It seems to me that Gimli comes as a warrior resplendant, fresh from the gloriously rebuilt and refortified Lonely Mountain, wealthy, self-confident, and bold. In contrast, what we have in The Hobbit are a rag-tag assemblage of -- excuse me, but they admitted it-- coal-diggers and iron-miners. Thorin's thirteen are not all dwarves at the peak of their culture and glory. They are slummers; survivors; stubborn dreamers; and rather unlikely adventurers.

Somehow I doubt, if the timing and destiny had been otherwise, that (for instance) Bombur would have been selected as one of Frodo's nine companions.
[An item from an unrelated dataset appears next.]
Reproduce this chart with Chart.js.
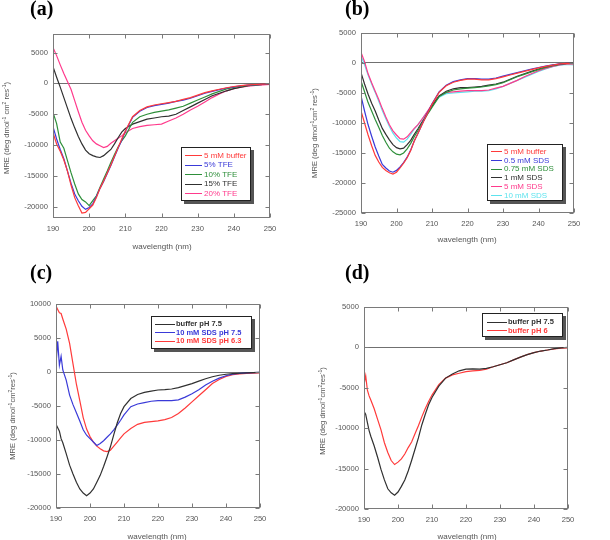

Gimli may be the token dwarf in the Fellowship, but consider the Fellowsihp's token elf is a prince, both men are heirs of great importance, and the leader is a Maia. Some of the members of Thorin's group are more like Pippin and Merry-- along for the trip whether they strictly belong or not.

TH dwarves are a motley lot; characters; unlikely; a ragtag coal-besmirched rabble, although a few of the leaders (similar to Aragorn) have some bloodlines to their name. That they have musical instruments is a good sign-- they remember their songs; they have not forgotten their heritage; they remember their culture; but by their own admission they haven't been living it for a while.

Can you imagine Gimli showing up at Rivendell with a bag of tools and a shovel?

The scene much later in the dragon's lair where the dwarves roam the treasure, fingering and hefting and studying various items, is a huge transition. It strikes me as the beginning of the end of their old life. One could assign that to the beginning of the book too, I suppose, but to me, the difference between Gimli and (say) Fili and Kili, is the transformation wrought by being a son of the Mountain, and the treasure and creativity and art and heritage-- and responsibility, and maturity, and majesty-- that goes with it.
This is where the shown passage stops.